I know what I need to do, but I also know many people will think it's ungrateful to not accept these stuff want to give you. And I have the feeling she is one of them. She is collecting all these stuff for a reason because I've seen her collecting stuff on the streets too. She probably takes it home because she thinks she can make someone happy with it, while I'm not going to be that person, lol. I wish I would have a bit more backbone and tell her right away, but of course, she comes unannounced and not expected. So a reminder to myself, to make that translation after I dropped this post. I'm also going to give her back the box with stuff, as it's filled with dirty stuff which we'll never use anyway.

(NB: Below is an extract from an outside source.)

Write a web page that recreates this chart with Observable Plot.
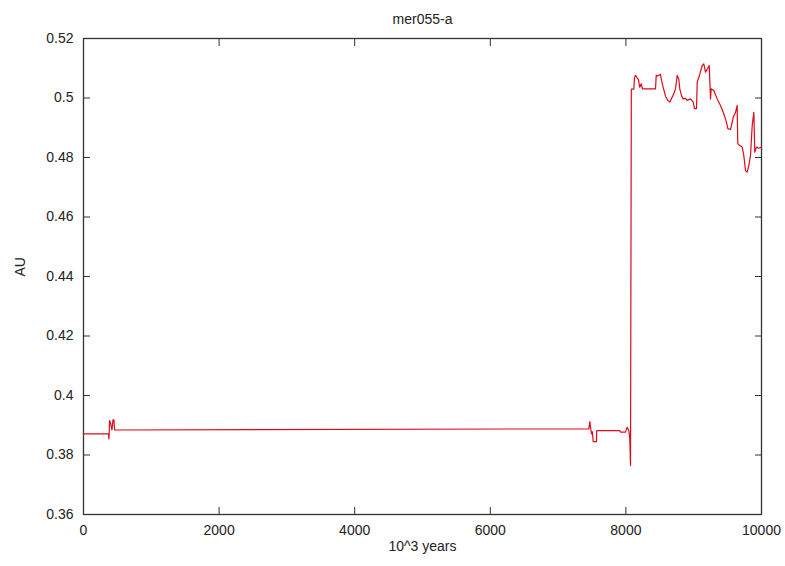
<!DOCTYPE html>
<html><head><meta charset="utf-8">
<script src="https://cdn.jsdelivr.net/npm/d3@7"></script>
<script src="https://cdn.jsdelivr.net/npm/@observablehq/plot@0.6"></script>
<style>body{margin:0;background:#fff} svg{font-family:"Liberation Sans",Arial,sans-serif}</style>
</head><body><div id="chart"></div>
<script>
const title = "mer055-a";
const xLabel = "10^3 years";
const yLabel = "AU";
const xTicks = [0, 2000, 4000, 6000, 8000, 10000];
const yTicks = [0.36, 0.38, 0.40, 0.42, 0.44, 0.46, 0.48, 0.50, 0.52];
const years = [0, 370, 375, 385, 400, 420, 435, 448, 460, 7453, 7468, 7478, 7493, 7505, 7518, 7566, 7570, 7910, 7920, 7994, 8019, 8043, 8058, 8068, 8080,
  8100, 8117, 8127, 8142, 8167, 8186, 8200, 8205, 8226, 8245, 8437, 8447, 8470, 8510, 8525, 8550, 8584, 8618, 8648, 8683, 8707, 8732, 8757, 8780, 8795, 8820, 8845, 8879, 8904, 8953, 8993, 9012, 9041, 9052, 9090, 9125, 9149, 9174, 9208, 9229, 9248, 9258, 9296, 9347, 9395, 9444, 9484, 9503, 9543, 9583, 9617, 9641, 9650, 9680, 9715, 9739, 9764, 9789, 9813, 9838, 9863, 9887, 9901, 9926, 9960, 10000];
const au = [0.3871, 0.3871, 0.3854, 0.3916, 0.3906, 0.3884, 0.3918, 0.3918, 0.3884, 0.3888, 0.3912, 0.3893, 0.3871, 0.3878, 0.3845, 0.3845, 0.3882, 0.3882, 0.3877, 0.3877, 0.3893, 0.3882, 0.3854, 0.3765, 0.5030,
  0.5030, 0.5030, 0.5070, 0.5076, 0.5067, 0.5062, 0.5040, 0.5036, 0.5048, 0.5031, 0.5031, 0.5076, 0.5074, 0.5080, 0.5059, 0.5036, 0.5006, 0.4992, 0.4986, 0.5003, 0.5014, 0.5031, 0.5076, 0.5064, 0.5031, 0.5008, 0.4997, 0.4999, 0.4992, 0.4997, 0.4986, 0.4964, 0.4964, 0.5053, 0.5080, 0.5109, 0.5115, 0.5087, 0.5100, 0.5109, 0.4997, 0.5031, 0.5025, 0.4997, 0.4975, 0.4947, 0.4918, 0.4897, 0.4894, 0.4935, 0.4952, 0.4975, 0.4846, 0.4840, 0.4835, 0.4807, 0.4756, 0.4751, 0.4773, 0.4807, 0.4908, 0.4952, 0.4818, 0.4835, 0.4831, 0.4835];

const data = years.map((t, i) => ({t, v: au[i]}));
const fmtY = d => String(+d.toFixed(2));
const blank = () => "";
const frameColor = "#333";

const chart = Plot.plot({
  width: 785, height: 566,
  marginLeft: 83, marginRight: 24, marginTop: 38, marginBottom: 52,
  style: {fontFamily: '"Liberation Sans", Arial, sans-serif', fontSize: "14px", color: "#222", background: "#fff"},
  x: {domain: [0, 10000]},
  y: {domain: [0.36, 0.52]},
  marks: [
    Plot.frame({stroke: frameColor, strokeWidth: 1.3}),
    Plot.axisX({ticks: xTicks, tickSize: -7, tickPadding: 18, tickFormat: d => String(d), label: null, stroke: frameColor}),
    Plot.axisX({anchor: "top", ticks: xTicks, tickSize: -7, tickFormat: blank, label: null, stroke: frameColor}),
    Plot.axisY({ticks: yTicks, tickSize: -7, tickPadding: 17, tickFormat: fmtY, label: null, stroke: frameColor}),
    Plot.axisY({anchor: "right", ticks: yTicks, tickSize: -7, tickFormat: blank, label: null, stroke: frameColor}),
    Plot.line(data, {x: "t", y: "v", stroke: "#dd0a1a", strokeWidth: 1.2}),
    Plot.text([title], {frameAnchor: "top", dy: -24, fontSize: 14, fill: "#222"}),
    Plot.text([xLabel], {frameAnchor: "bottom", dy: 36, fontSize: 14, fill: "#222"}),
    Plot.text([yLabel], {frameAnchor: "left", dx: -63, rotate: -90, fontSize: 14, fill: "#222"})
  ]
});
document.getElementById("chart").append(chart);
</script>
</body></html>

I'm actually very happy that after two moves from country to country, we've managed to not have our house filled with unused stuff. Because in Holland we kept a lot of stuff that we didn't use for years, which was only a burden in the end. But I know that's hard to explain to someone that doesn't mind to have her house filled with stuff she doesn't need. And don't get me wrong, our daughter has plenty of stuff to play with, and plenty of stuffed animals too, that it already feels like too much clutter already lol. As I don't want to hurt her feelings, I hope this way she'll understand that we don't want and need the stuff she brings, but we appreciate her effort. I don't want to be rude, or ungrateful but I don't want to be annoyed by looking at all the stuff we don't need either. So fingers crossed this will work out fine. So now I'll start making that translation to tell her :)

Have you ever been in a similar situation? How did you handle it? Of course there's the language barrier too, that makes it a bit difficult for me to act right away. Because if I would speak Hungarian or she would understand English very well, I would not have a problem with telling her right away. Somehow the barrier makes me collapse lol.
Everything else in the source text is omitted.